When underrepresented groups are shown the same respect and support as their counterparts, they are more likely to feel comfortable in their workspace. This in turn leads them to become happier, more motivated, and more efficient employees. A community of diverse individuals have been proven to make better and quicker decisions 87% of the time and deliver 60% better results.
Develop a better client understanding
A diverse workforce increases the probability of attracting new clients who are able to identify and relate with people in the company who are similar to them. This breaks down possible language and cultural barriers, thus allowing for smooth communication that properly addresses the client’s needs and values.
A diverse team can attract a diverse customer base as well. This advantage is especially important in a business market shaped by globalization and wherein technology and social media have allowed companies to extend their reach all over the country.
Increased profits/financial output
McKinsey & Company stated in its report, titled “Delivering Through Diversity”, that there is a correlation between gender and ethnic diversity and the profitability of a business.
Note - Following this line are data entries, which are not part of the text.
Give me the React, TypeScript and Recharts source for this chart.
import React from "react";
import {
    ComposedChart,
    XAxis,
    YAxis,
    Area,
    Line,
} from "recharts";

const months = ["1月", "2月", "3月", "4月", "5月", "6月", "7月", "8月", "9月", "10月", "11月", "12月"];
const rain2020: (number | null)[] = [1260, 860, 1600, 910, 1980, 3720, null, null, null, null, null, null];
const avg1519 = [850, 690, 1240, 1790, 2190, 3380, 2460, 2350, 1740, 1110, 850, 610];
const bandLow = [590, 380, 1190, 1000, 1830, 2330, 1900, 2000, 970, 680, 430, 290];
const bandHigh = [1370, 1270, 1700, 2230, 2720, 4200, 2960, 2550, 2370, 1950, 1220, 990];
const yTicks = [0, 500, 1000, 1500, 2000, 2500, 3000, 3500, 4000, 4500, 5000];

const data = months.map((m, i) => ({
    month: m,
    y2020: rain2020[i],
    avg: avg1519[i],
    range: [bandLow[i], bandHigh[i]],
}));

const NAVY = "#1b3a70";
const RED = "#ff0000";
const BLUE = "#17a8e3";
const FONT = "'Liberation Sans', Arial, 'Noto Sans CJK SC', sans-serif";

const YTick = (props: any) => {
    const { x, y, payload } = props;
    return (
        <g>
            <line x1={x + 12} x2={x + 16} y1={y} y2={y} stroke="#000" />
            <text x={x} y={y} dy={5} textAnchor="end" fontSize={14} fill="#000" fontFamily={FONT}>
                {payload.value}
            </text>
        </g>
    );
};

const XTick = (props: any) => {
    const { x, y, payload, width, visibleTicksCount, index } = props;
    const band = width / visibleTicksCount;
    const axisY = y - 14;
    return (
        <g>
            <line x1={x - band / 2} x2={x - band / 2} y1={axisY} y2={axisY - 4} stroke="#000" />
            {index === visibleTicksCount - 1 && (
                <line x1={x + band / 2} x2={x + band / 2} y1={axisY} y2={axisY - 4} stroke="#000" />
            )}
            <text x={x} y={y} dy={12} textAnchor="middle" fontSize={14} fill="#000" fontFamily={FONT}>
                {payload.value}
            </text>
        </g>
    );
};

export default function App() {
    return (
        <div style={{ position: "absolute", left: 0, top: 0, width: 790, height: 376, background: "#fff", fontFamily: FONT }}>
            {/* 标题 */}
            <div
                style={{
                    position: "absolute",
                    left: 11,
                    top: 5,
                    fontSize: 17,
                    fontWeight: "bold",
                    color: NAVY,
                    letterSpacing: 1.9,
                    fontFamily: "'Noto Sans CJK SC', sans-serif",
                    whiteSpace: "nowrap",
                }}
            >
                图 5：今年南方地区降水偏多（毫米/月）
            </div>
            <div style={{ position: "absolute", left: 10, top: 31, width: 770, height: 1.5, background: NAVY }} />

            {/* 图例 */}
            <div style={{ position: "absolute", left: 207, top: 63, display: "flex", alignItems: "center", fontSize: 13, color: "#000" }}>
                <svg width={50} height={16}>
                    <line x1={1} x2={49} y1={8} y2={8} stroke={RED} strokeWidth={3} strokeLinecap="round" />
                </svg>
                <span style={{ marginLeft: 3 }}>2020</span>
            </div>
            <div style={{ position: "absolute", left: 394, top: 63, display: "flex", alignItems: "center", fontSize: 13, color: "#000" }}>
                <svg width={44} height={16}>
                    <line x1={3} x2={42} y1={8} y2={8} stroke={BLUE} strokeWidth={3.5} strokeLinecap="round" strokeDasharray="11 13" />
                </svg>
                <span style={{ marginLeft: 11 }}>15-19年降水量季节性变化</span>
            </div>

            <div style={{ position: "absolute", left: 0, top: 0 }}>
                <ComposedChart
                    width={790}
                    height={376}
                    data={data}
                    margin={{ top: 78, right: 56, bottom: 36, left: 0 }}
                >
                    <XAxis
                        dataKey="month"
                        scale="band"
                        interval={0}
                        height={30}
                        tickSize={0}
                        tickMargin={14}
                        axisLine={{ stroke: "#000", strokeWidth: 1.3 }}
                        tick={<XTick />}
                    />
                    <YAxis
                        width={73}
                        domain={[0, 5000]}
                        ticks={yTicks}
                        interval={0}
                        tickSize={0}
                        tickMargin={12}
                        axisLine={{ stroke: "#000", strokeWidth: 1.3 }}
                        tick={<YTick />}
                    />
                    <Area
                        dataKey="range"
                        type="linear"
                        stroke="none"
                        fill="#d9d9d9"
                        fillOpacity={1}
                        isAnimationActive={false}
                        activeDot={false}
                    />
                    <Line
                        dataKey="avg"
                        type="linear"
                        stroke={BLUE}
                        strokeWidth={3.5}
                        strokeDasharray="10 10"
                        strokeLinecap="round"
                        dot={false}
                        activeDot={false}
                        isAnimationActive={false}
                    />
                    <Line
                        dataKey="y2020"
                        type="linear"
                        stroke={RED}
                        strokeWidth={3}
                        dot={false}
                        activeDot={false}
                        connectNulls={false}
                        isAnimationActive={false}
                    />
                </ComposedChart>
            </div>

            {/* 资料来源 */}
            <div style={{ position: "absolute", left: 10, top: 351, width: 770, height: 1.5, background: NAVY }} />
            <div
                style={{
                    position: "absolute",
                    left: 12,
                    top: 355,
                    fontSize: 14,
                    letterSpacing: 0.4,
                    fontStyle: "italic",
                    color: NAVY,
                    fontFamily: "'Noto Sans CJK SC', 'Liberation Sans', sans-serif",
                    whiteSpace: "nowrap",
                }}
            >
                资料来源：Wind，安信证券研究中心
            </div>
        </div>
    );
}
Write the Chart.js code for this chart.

Companies in the top quartile for diversity are 21% more likely to turn a profit above the natural average, compared to companies in the lower quartile.
Vijay Eswaran writes on the World Economic Forum that “diversity is not just a metric to be strived for; it is actually an integral part of a successful revenue-generating business”. Innovation drives revenues higher, as found by the Boston Consulting Group as well, which is specifically helpful for tech companies wherein innovation drives their brand and business.
How diverse is the workplace in the Philippines?
While the Philippines is making strides in gender diversity in the workplace, having ranked first overall in the 2019 Gender Diversity Benchmark for Asia, there is still a lot to be done to create a diverse and inclusive workplace for all.
An article in Rappler talks of the importance of promoting SOGIE (sexual orientation, gender identity and expression) inclusive policies in Asian companies and reveals that only a shocking 17% of companies have SOGIE-inclusive policies. Ryan Silverio of ASEAN SOGIE Caucus highlighted the need for inclusive and diverse policies that can prevent gender based discrimination and violence at work
Accenture, a global professional services company, is a great model of a diverse and inclusive workplace, having ranked number one in Refinitiv’s Diversity & Inclusion Index in 2019. Accenture Philippines has an impressive workforce of 52% women with half of them in a leadership position. They are the first company in the Philippines to achieve the Level 2 Economic Dividends for Gender Equality Move certification. They offer a 120-day maternity leave benefits, same-gender life partner benefits, as well as a 30-day paternity leave benefits. Their pioneering gender-equal practices have earned them numerous industry and government awards for being a champion of corporate social responsibility.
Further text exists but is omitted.